Before attending the sports day, volunteers and attendees were also invited to a pre-event workshop which enabled them to meet and interact with each other and helped Dr Bhattacharyya to understand the different needs of attendees, including their physical functionality and cognitive ability. This information was used to ensure all planned sport activities were designed and adapted appropriately to support maximum participation.
The sports day event
The sports day event opened with a welcome speech from Dr Bhattacharyya. She was joined by Dr Indrani Chakravarty, Founder Secretary, Calcutta Metropolitan Institute of Gerontology, who spoke about the importance of sports and physical activity for senior citizens, adapted sports opportunities, and the positive impact of sport on good health.
Following the opening remarks, a workshop on, ‘Yoga for senior citizens’ was delivered by a yoga instructor, including a Q&A session on the benefits of yoga. Another workshop on, ‘Sports for senior citizens’ was facilitated.
Senior citizens took part in a light physical activity of passing the ball while sitting on a chair, an activity which was co-designed by them and the volunteers to ensure inclusivity of all older people. The last activity included competitive sports such as relay race, walking, and wheeling for participants and volunteers.
The sports day event provided an opportunity for young participants and volunteers to learn about ways in which senior citizens can participate in sport and how these can be adapted.
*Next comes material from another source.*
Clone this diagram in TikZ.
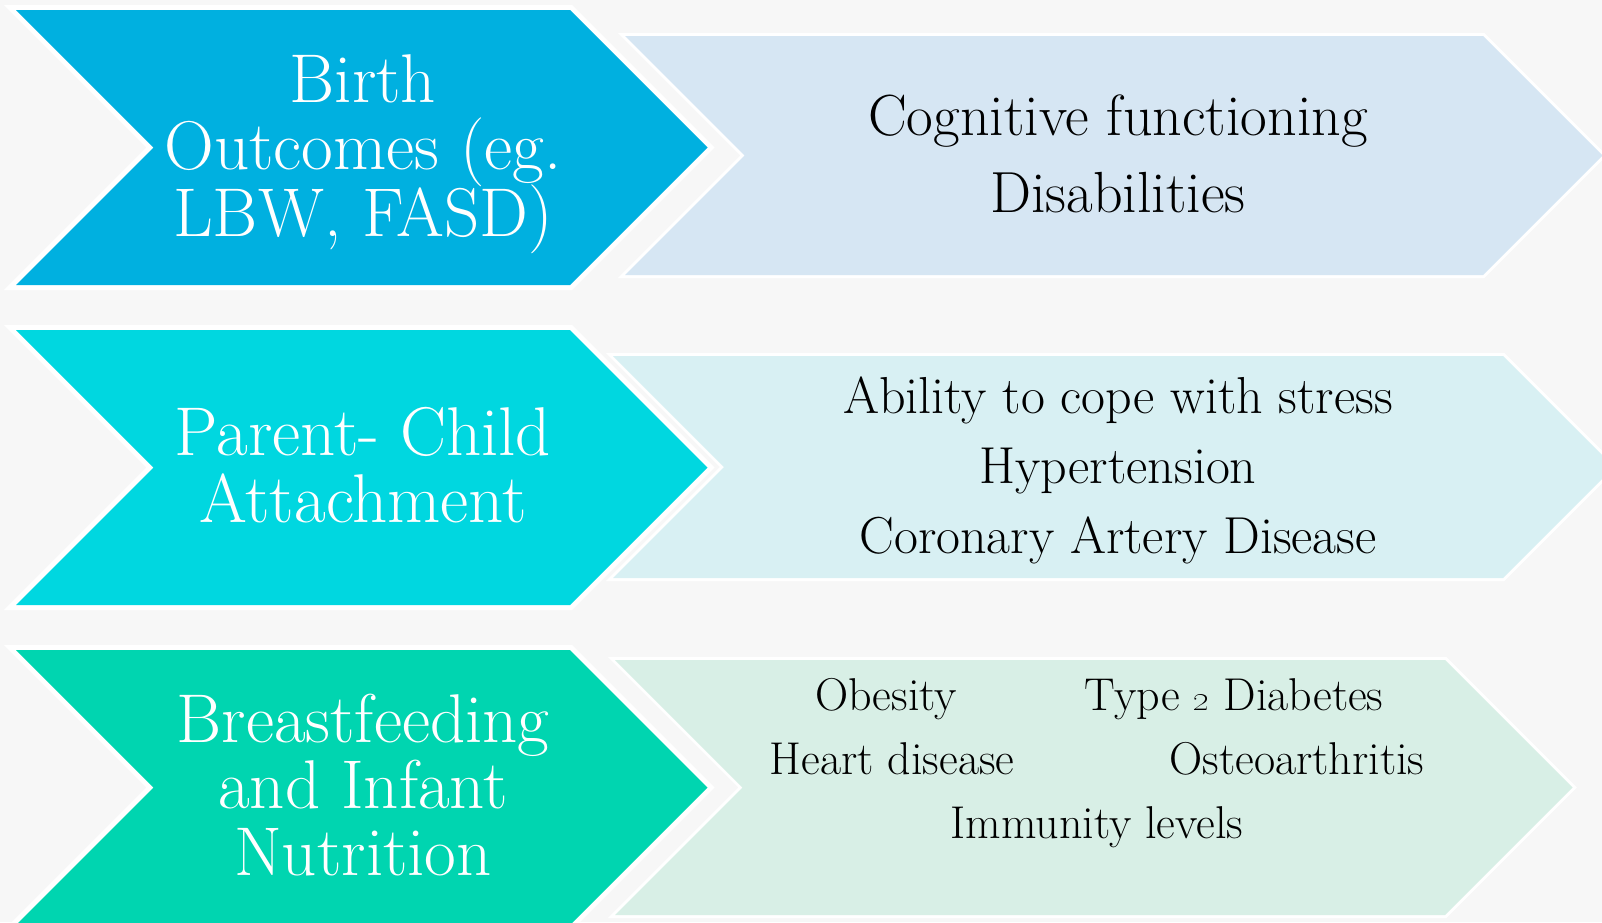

The event closed with a networking session between participants and volunteers. Dr Bhattarcharyya used this time to encourage participants to continue to be physically active either through individual or group sport activities.
Post-event, Dr Bhattacharyya conducted a focus group discussion with the volunteers and senior citizens to understand more about their experiences participating in the event. Feedback from the event stated that participants were keen on participating in similar future events. Dr Bhattacharyya has initiated plans with organisations working for older people to deliver similar events at a wider scale in the future.
Dr Tulika Bhattacharyya is a 2017 Distance Learning Commonwealth Scholar from India. She completed a Master’s in Gerontology from University of Southampton. She is also a current 2022 Distance Learning Commonwealth Scholar pursuing a Master’s in Dementia Studies at the University of Stirling.